Why did it somewhat work in the past? Was it luck and poor checking or did it know about some of them? But indeed, it couldn't really know without a huge config file like yours.
Yes, cppcheck just check very clear bugs. It cannot check leaking through pointer sharing and so on, it doesn't know that util_* functions return allocated memory and just skip them to do less false-positives. But with config detailed enough it will be powerful tool.
Well, yeah, it could be misleading in existing code, but when you add it you know it will return; and it's quite nice when you're use to it. But that's right that it needs to be cared about.
Also, remember that g_return*_if_fail() is supposed to check for an *bug* in the caller code, so leaking in this case isn't IMO as much of a big deal as if it was in normal code path.

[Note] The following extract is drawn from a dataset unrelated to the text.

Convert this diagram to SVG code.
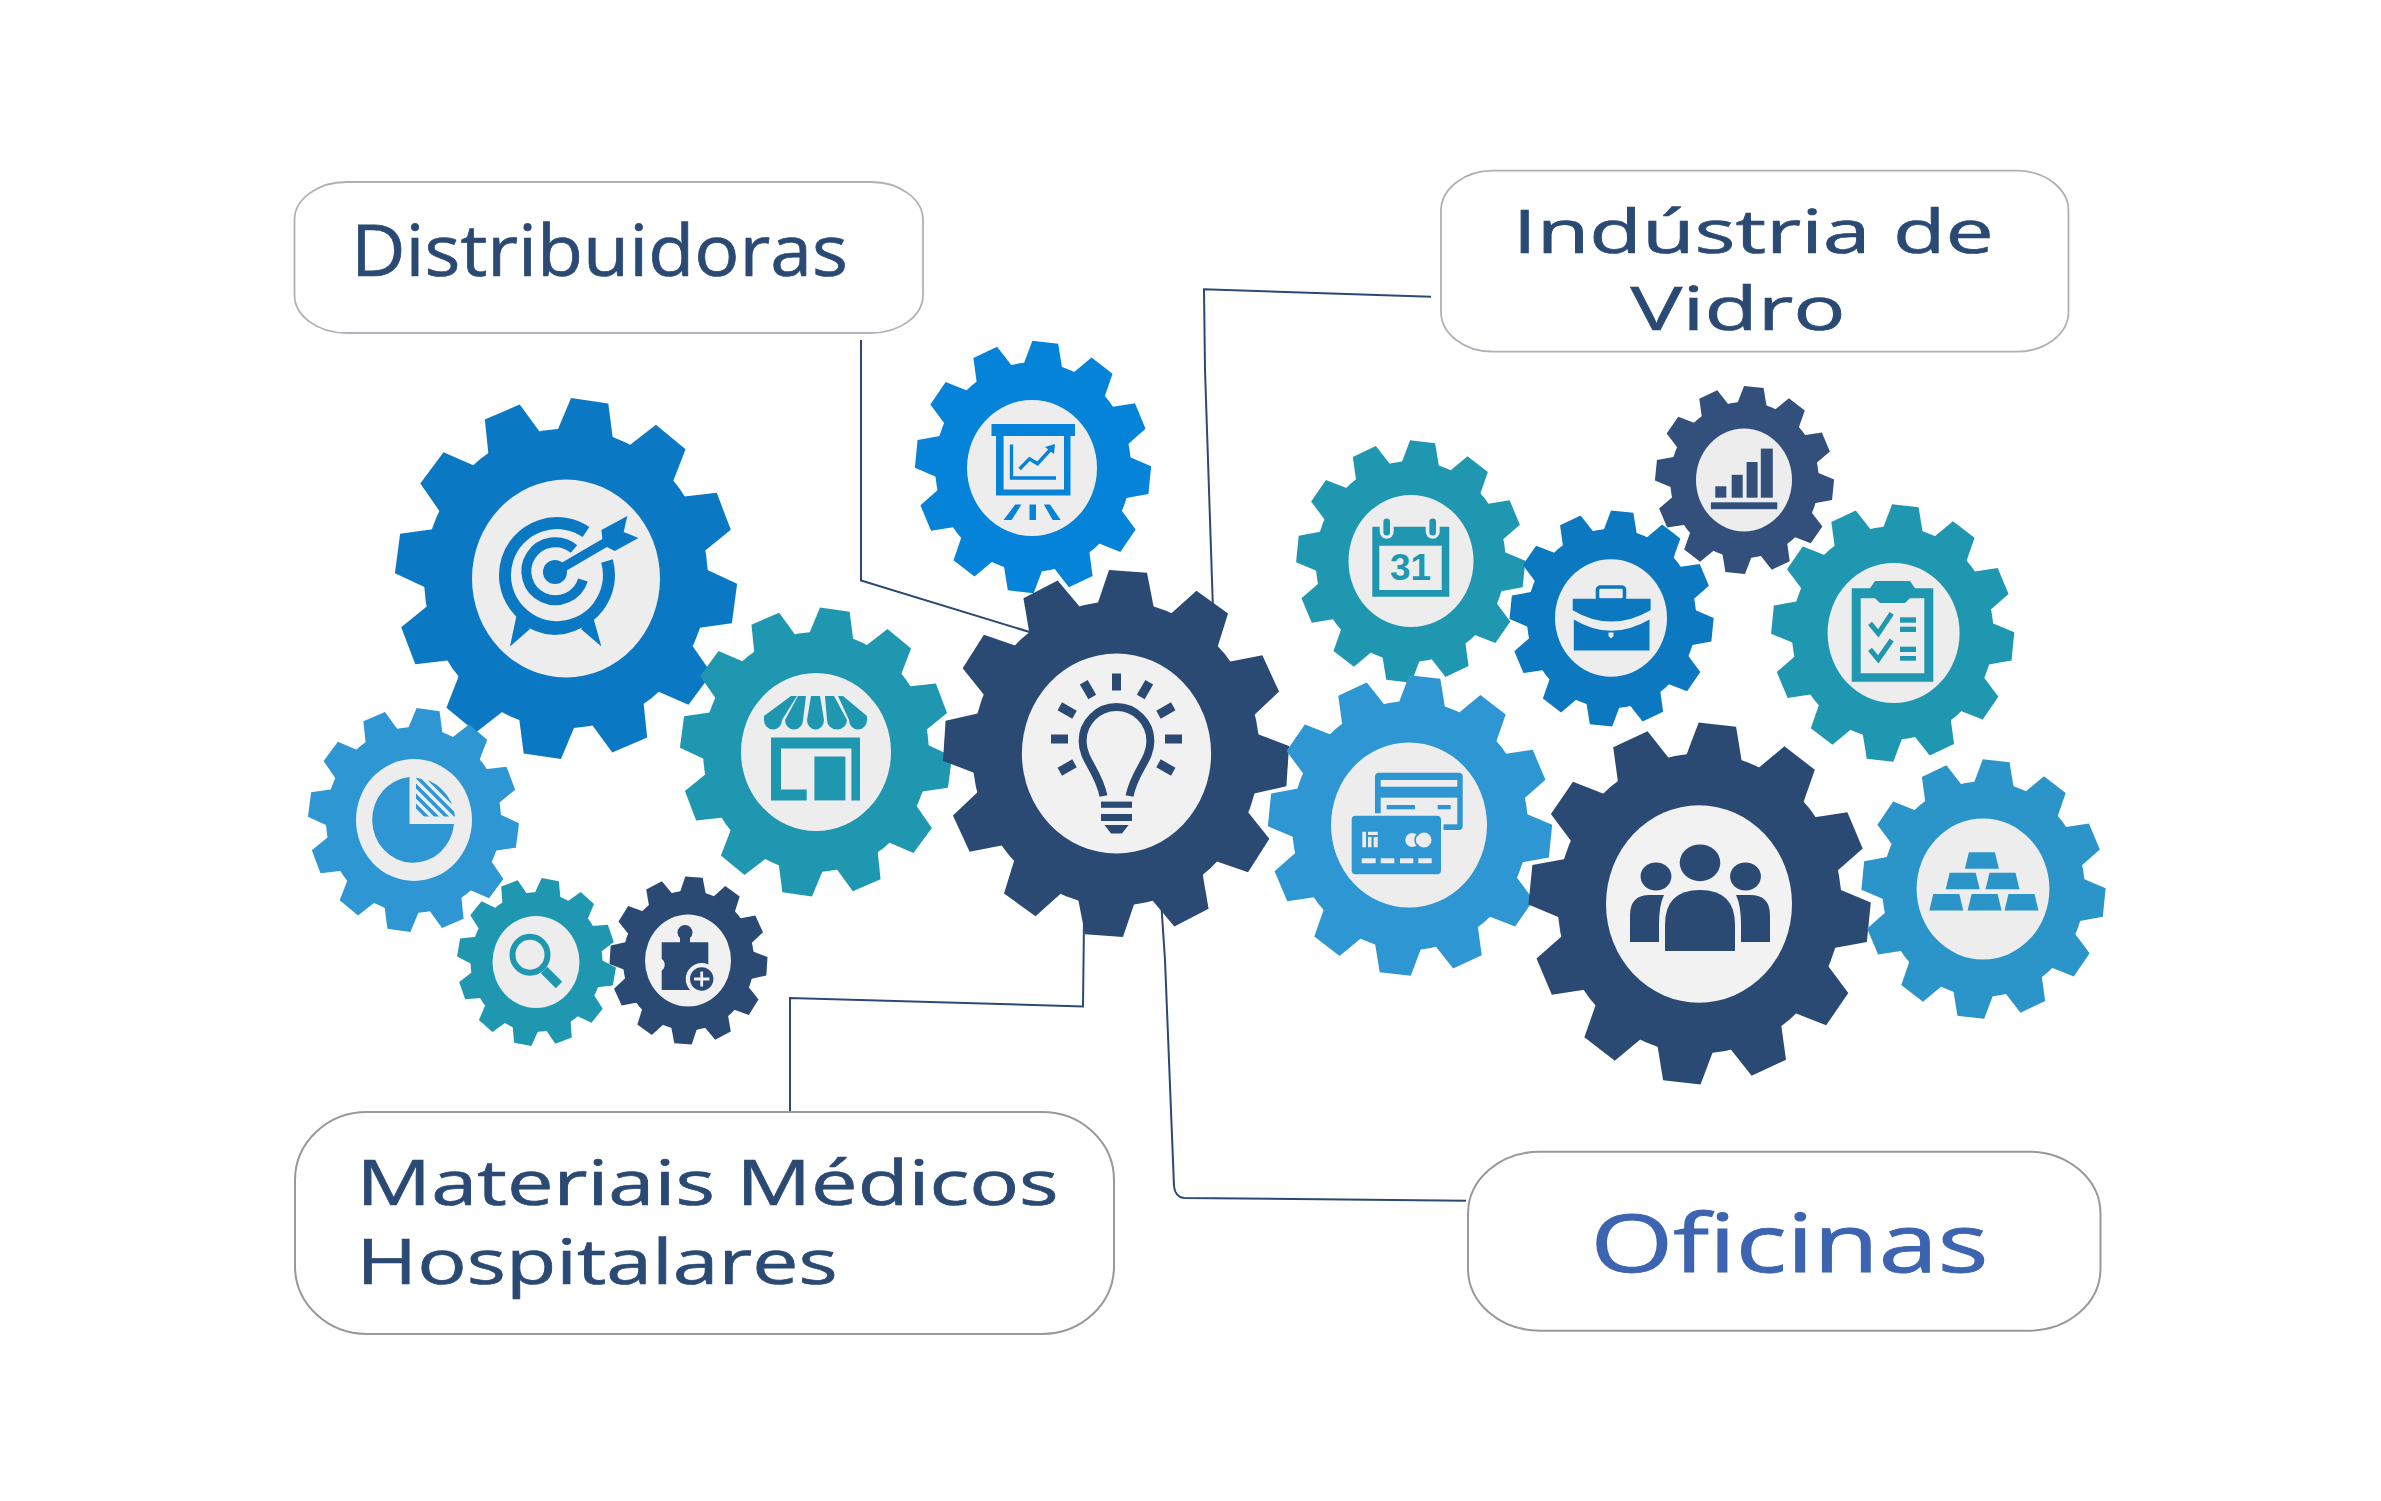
<svg xmlns="http://www.w3.org/2000/svg" width="2381" height="1501" viewBox="0 0 2381 1501">
<style>
.box{fill:#fff;stroke:#b0b0b8;stroke-width:1.8}
.box2{fill:#fff;stroke:#999;stroke-width:2}
.lbl{font-family:"Open Sans","Liberation Sans",sans-serif;fill:#2a4a74;stroke:#2a4a74;stroke-width:.7}
.con{fill:none;stroke:#2a4a74;stroke-width:2}
.disc{fill:#ededee}
.lt{fill:#ededee}
.s{fill:none;stroke-linecap:butt}
</style>
<defs>
<path id="tooth" d="M-16.5,-80 L-11,-99.5 L11,-99.5 L16.5,-80Z"/>
<g id="gear">
<circle r="83"/>
<use href="#tooth"/>
<use href="#tooth" transform="rotate(30)"/>
<use href="#tooth" transform="rotate(60)"/>
<use href="#tooth" transform="rotate(90)"/>
<use href="#tooth" transform="rotate(120)"/>
<use href="#tooth" transform="rotate(150)"/>
<use href="#tooth" transform="rotate(180)"/>
<use href="#tooth" transform="rotate(210)"/>
<use href="#tooth" transform="rotate(240)"/>
<use href="#tooth" transform="rotate(270)"/>
<use href="#tooth" transform="rotate(300)"/>
<use href="#tooth" transform="rotate(330)"/>
</g>
<rect id="ray" x="-4.5" y="-65.5" width="9" height="17"/>
<path id="bar" d="M4,0 L30,0 L34,16.5 L0,16.5Z"/>
<clipPath id="wedge"><path d="M416,816.5 L416,778 A41,43 0 0 1 455,816.5Z"/></clipPath>
</defs>
<rect width="2381" height="1501" fill="#fff"/>

<g id="connectors">
<path class="con" d="M861,340 L861,580.5 L1036,634"/>
<path class="con" d="M1431,296.7 L1204,289.3 L1205,370 L1213,610"/>
<path class="con" d="M790,1112 L790,998 L1083,1006.5 L1084,920"/>
<path class="con" d="M1161,900 L1165,960 L1174,1186 Q1175,1197 1184,1198 L1466,1200.7"/>
</g>

<g id="box-distribuidoras">
<rect class="box" x="294.5" y="182" width="628.5" height="151" rx="52" ry="38"/>
<text class="lbl" x="351" y="276.3" font-size="72" textLength="497" lengthAdjust="spacingAndGlyphs">Distribuidoras</text>
</g>
<g id="box-industria">
<rect class="box" x="1441" y="170.7" width="627.5" height="181" rx="52" ry="40"/>
<text class="lbl" x="1512.7" y="253.3" font-size="61" textLength="481" lengthAdjust="spacingAndGlyphs">Indústria de</text>
<text class="lbl" x="1630.6" y="330" font-size="61" textLength="215" lengthAdjust="spacingAndGlyphs">Vidro</text>
</g>
<g id="box-materiais">
<rect class="box2" x="295" y="1112" width="819" height="222" rx="72" ry="68"/>
<text class="lbl" x="356.6" y="1205" font-size="62" textLength="702" lengthAdjust="spacingAndGlyphs">Materiais Médicos</text>
<text class="lbl" x="356.6" y="1284" font-size="62" textLength="481" lengthAdjust="spacingAndGlyphs">Hospitalares</text>
</g>
<g id="box-oficinas">
<rect class="box2" x="1468" y="1151.7" width="632.5" height="179" rx="72" ry="62"/>
<text class="lbl" x="1590.5" y="1271.7" font-size="80" textLength="398" lengthAdjust="spacingAndGlyphs" style="fill:#3d64b0;stroke:#3d64b0;stroke-width:1">Oficinas</text>
</g>

<g id="gear-target" fill="#0b78c4">
<use href="#gear" transform="translate(566,578.5) scale(1.71,1.805) rotate(8)"/>
<ellipse class="disc" cx="566" cy="578.5" rx="94" ry="99"/>
<g class="s" stroke="#0b78c4">
<path d="M586,532 A52,52 0 1 0 607,561" stroke-width="12"/>
<path d="M574,549 A29,29 0 1 0 583,580" stroke-width="10"/>
<path d="M520,618 Q555,645 590,618" stroke-width="7"/>
<path d="M555,572 L608,541" stroke-width="9"/>
</g>
<circle cx="555" cy="572" r="12"/>
<path d="M601.4,530 L627.3,516 L623.7,532 L638.5,538 L614.8,551 L603,545Z"/>
<path d="M516.6,615 L510,646.6 L530,629Z M592.5,615 L601.4,646.6 L581,629Z"/>
</g>

<g id="gear-shop" fill="#2097b0">
<use href="#gear" transform="translate(816,752) scale(1.36,1.445) rotate(8)"/>
<ellipse class="disc" cx="816" cy="752" rx="75" ry="79"/>
<path d="M791,696 L797,696 L782,720 A9,9.5 0 0 1 764,720 L764,716Z"/>
<path d="M798,696 L806,696 L803,720 A9,9.5 0 0 1 785,720Z"/>
<path d="M811,696 L820,696 L824,720 A8.5,9.5 0 0 1 807,720Z"/>
<path d="M825,696 L834,696 L847,720 A10,9.5 0 0 1 827,720Z"/>
<path d="M838,696 L843,696 L867,716 L867,720 A9,9.5 0 0 1 849,720Z"/>
<path d="M771,737.6 H860 V800.4 H851.4 V748.5 H781 V789.6 H806.7 V800.4 H771Z"/>
<rect x="814.4" y="756.5" width="31" height="43.9"/>
</g>

<g id="gear-pie" fill="#2e96d2">
<use href="#gear" transform="translate(413.5,820) scale(1.055,1.12) rotate(8)"/>
<ellipse class="disc" cx="414" cy="820" rx="58" ry="61"/>
<path d="M409.5,777 A41,43 0 1 0 454,824 L409.5,824Z"/>
<g clip-path="url(#wedge)" stroke="#2e96d2" stroke-width="3.6">
<path d="M400,770 L460,830 M410,770 L470,830 M420,770 L480,830 M390,770 L450,830 M380,770 L440,830 M430,770 L490,830"/>
</g>
</g>

<g id="gear-search" fill="#2097b0">
<use href="#gear" transform="translate(536.5,962) scale(.795,.84) rotate(10)"/>
<ellipse class="disc" cx="536" cy="962" rx="43.5" ry="46"/>
<ellipse cx="530" cy="954.7" rx="17.5" ry="18" fill="none" stroke="#2097b0" stroke-width="6"/>
<path d="M544,970 L559,985" stroke="#2097b0" stroke-width="9" fill="none"/>
</g>

<g id="gear-puzzle" fill="#2a4a74">
<use href="#gear" transform="translate(688.5,960.5) scale(.79,.84) rotate(4)"/>
<ellipse class="disc" cx="688" cy="960.5" rx="43" ry="46" style="fill:#f1f1f2"/>
<path d="M661.7,942.3 H680 V938 A7.5,7.5 0 1 1 690,938 V942.3 H708.3 V990 H661.7 V970.5 A7,7 0 0 0 661.7,959Z"/>
<circle cx="701.7" cy="979" r="16" style="fill:#f1f1f2"/>
<circle cx="701.7" cy="979" r="11.7"/>
<path d="M694,977.6 H700.3 V971.5 H703.1 V977.6 H709.4 V980.4 H703.1 V986.5 H700.3 V980.4 H694Z" style="fill:#f1f1f2"/>
</g>

<g id="gear-presentation" fill="#0583d8">
<use href="#gear" transform="translate(1033,467) scale(1.18,1.26) rotate(6)"/>
<ellipse class="disc" cx="1032" cy="468" rx="65" ry="68"/>
<rect x="991.5" y="424" width="83.5" height="12"/>
<path d="M996,436 H1070.5 V495.5 H996Z M1003.6,436 V489.4 H1064 V436Z" fill-rule="evenodd"/>
<path d="M1011.5,444.5 V478 H1056" fill="none" stroke="#0583d8" stroke-width="3.4"/>
<path d="M1019.6,469 L1029.5,458.8 L1037.5,463.7 L1051,449" fill="none" stroke="#0583d8" stroke-width="3.4"/>
<path d="M1045,447 L1055,444 L1054,454Z"/>
<path d="M1003.6,520 H1011.6 L1021.4,504.5 H1015.2Z M1029.5,504.5 H1036 V520 H1029.5Z M1060.7,520 H1052.7 L1043.8,504.5 H1050Z"/>
</g>

<g id="gear-bulb" fill="#2a4a74">
<use href="#gear" transform="translate(1116,753.5) scale(1.73,1.835) rotate(4)"/>
<ellipse class="disc" cx="1116.5" cy="753.5" rx="94.6" ry="100" style="fill:#f1f1f2"/>
<g transform="translate(1116.5,739)">
<use href="#ray"/>
<use href="#ray" transform="rotate(30)"/>
<use href="#ray" transform="rotate(-30)"/>
<use href="#ray" transform="rotate(60)"/>
<use href="#ray" transform="rotate(-60)"/>
<use href="#ray" transform="rotate(90)"/>
<use href="#ray" transform="rotate(-90)"/>
<use href="#ray" transform="rotate(120)"/>
<use href="#ray" transform="rotate(-120)"/>
</g>
<path d="M1103.5,796 C1098,770 1082.6,760 1082.6,741 A33.9,33.9 0 0 1 1150.4,741 C1150.4,760 1135,770 1129.5,796" fill="none" stroke="#2a4a74" stroke-width="8"/>
<rect x="1101" y="801.6" width="31" height="6.2"/>
<rect x="1101" y="814" width="31" height="7"/>
<path d="M1104.5,825 H1128.6 L1122,833.5 H1111Z"/>
</g>

<g id="gear-calendar" fill="#2097b0">
<use href="#gear" transform="translate(1410.7,561.5) scale(1.145,1.21) rotate(6)"/>
<ellipse class="disc" cx="1411" cy="561" rx="62.5" ry="66"/>
<path d="M1372.3,526.7 H1449.3 V596.7 H1372.3Z M1379.3,545.7 V590 H1441.7 V545.7Z" fill-rule="evenodd"/>
<rect class="lt" x="1379.7" y="516.7" width="14" height="22" rx="7"/>
<rect x="1383.4" y="518.5" width="6.6" height="17" rx="3.3"/>
<rect class="lt" x="1425.7" y="516.7" width="14" height="22" rx="7"/>
<rect x="1429.4" y="518.5" width="6.6" height="17" rx="3.3"/>
<text x="1410.5" y="580" text-anchor="middle" font-family="'Liberation Sans',sans-serif" font-weight="700" font-size="37">31</text>
</g>

<g id="gear-cards" fill="#2e96d2">
<use href="#gear" transform="translate(1410,825.5) scale(1.42,1.5) rotate(6)"/>
<ellipse class="disc" cx="1409" cy="825" rx="78" ry="82.6"/>
<rect x="1375" y="772.7" width="87.7" height="57.3" rx="4"/>
<rect class="lt" x="1380.7" y="780" width="76.6" height="6.7"/>
<rect class="lt" x="1380.7" y="797.7" width="76.6" height="26.6"/>
<rect x="1386.7" y="805" width="28.3" height="4.3"/>
<rect x="1437.7" y="805" width="13" height="4.3"/>
<rect x="1351.7" y="815.7" width="89.3" height="58.6" rx="4" stroke="#ededee" stroke-width="5" paint-order="stroke"/>
<g class="lt">
<path d="M1362.3,831.7 H1366 V847.3 H1362.3Z M1368,831.7 H1377.7 V835 H1368Z M1368,837 H1371.5 V847.3 H1368Z M1373.7,837 H1377.7 V847.3 H1373.7Z"/>
<circle cx="1412.3" cy="840" r="7"/>
<circle cx="1424" cy="840" r="7.5"/>
<rect x="1361.7" y="858.3" width="14" height="5"/>
<rect x="1380.7" y="858.3" width="13.6" height="5"/>
<rect x="1400" y="858.3" width="13.3" height="5"/>
<rect x="1418.3" y="858.3" width="13.4" height="5"/>
</g>
<path d="M1418.5,834 A7,7 0 0 0 1418.5,846" fill="none" stroke="#2e96d2" stroke-width="1.6"/>
</g>

<g id="gear-briefcase" fill="#0b78c0">
<use href="#gear" transform="translate(1611.6,618.5) scale(1.02,1.08) rotate(6)"/>
<ellipse class="disc" cx="1611" cy="618" rx="56" ry="58.8"/>
<rect x="1597.5" y="587" width="27" height="13" rx="3" fill="none" stroke="#0b78c0" stroke-width="3.6"/>
<path d="M1572.7,598.8 H1650.6 V610.2 Q1611,633 1572.7,610.2Z"/>
<path d="M1573.8,619.4 Q1611,642 1649.5,619.4 V650.6 H1573.8Z"/>
<path class="lt" d="M1608.5,632.5 H1613.5 V636 L1611,638.5 L1608.5,636Z"/>
</g>

<g id="gear-chart" fill="#334f7c">
<use href="#gear" transform="translate(1744.5,480) scale(.895,.94) rotate(6)"/>
<ellipse class="disc" cx="1744" cy="480" rx="48" ry="51.4"/>
<rect x="1715.3" y="486.3" width="11" height="11.4"/>
<rect x="1731.7" y="474.8" width="11" height="22.9"/>
<rect x="1746.6" y="462" width="11" height="35.7"/>
<rect x="1760.8" y="448.6" width="12" height="49.1"/>
<rect x="1710.9" y="502.3" width="66.4" height="6.9"/>
</g>

<g id="gear-clipboard" fill="#2097b0">
<use href="#gear" transform="translate(1892.7,633) scale(1.215,1.285) rotate(6)"/>
<ellipse class="disc" cx="1893.6" cy="633" rx="66" ry="70"/>
<path d="M1851.7,588.3 H1870 L1875,581 H1910 L1915,588.3 H1933.3 V681.7 H1851.7Z M1860.7,598.3 V673.3 H1924.3 V598.3 H1910 L1905,603 H1880 L1875,598.3Z" fill-rule="evenodd"/>
<g fill="none" stroke="#2097b0" stroke-width="5">
<path d="M1870,623.3 L1878.3,633.3 L1891.7,613.3"/>
<path d="M1870,649.3 L1878.3,659.3 L1891.7,640"/>
</g>
<rect x="1900" y="617.3" width="16" height="5.4"/>
<rect x="1900" y="626.7" width="16" height="5.3"/>
<rect x="1900" y="646.7" width="16" height="5.3"/>
<rect x="1900" y="656" width="16" height="4.7"/>
</g>

<g id="gear-people" fill="#2a4a74">
<use href="#gear" transform="translate(1699.6,903.5) scale(1.71,1.807) rotate(6)"/>
<ellipse class="disc" cx="1699" cy="904" rx="93" ry="98.7" style="fill:#f2f2f3"/>
<ellipse cx="1700" cy="862.8" rx="20.3" ry="18.4"/>
<ellipse cx="1656" cy="876.5" rx="15.4" ry="14"/>
<ellipse cx="1745.5" cy="876.5" rx="15.4" ry="14"/>
<path d="M1665,951 V925 Q1665,890 1700,890 Q1735,890 1735,925 V951Z"/>
<path d="M1630,942 V915 Q1630,895 1650,895 H1664 Q1659,905 1659,925 V942Z"/>
<path d="M1770,942 V915 Q1770,895 1750,895 H1736 Q1741,905 1741,925 V942Z"/>
</g>

<g id="gear-gold" fill="#2b94c8">
<use href="#gear" transform="translate(1983.5,889) scale(1.22,1.297) rotate(6)"/>
<ellipse class="disc" cx="1983" cy="889" rx="66.4" ry="70.5"/>
<use href="#bar" x="1964.9" y="852.2"/>
<use href="#bar" x="1945.7" y="872.8"/>
<use href="#bar" x="1985.5" y="872.8"/>
<use href="#bar" x="1929.3" y="893.9"/>
<use href="#bar" x="1967.6" y="893.9"/>
<use href="#bar" x="2004.5" y="893.9"/>
</g>
</svg>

Actually such kind of bugs appear not only when you add the code but when you modify it. When you create a new function you carefully put all things at right place but next time you don't know who and how will modify this piece of code and this may cause a bug just because second look at this code it less "careful".
Just take a look and you will see that I was right: https://github.com/geany/geany/commit/8a817e694bafdf5106c672133902b5daef0fe8...
This is not "add new code bug", this is "modify code without checking around" bug. And checking g_*if_fail is really hard because you check return statements, you don't see them and committer just skipped this g_return_if_fail. Yes, defines are very evil:)
Maybe this is a bad example because there was a definitely-leak before this commit that transformed to possible-leak.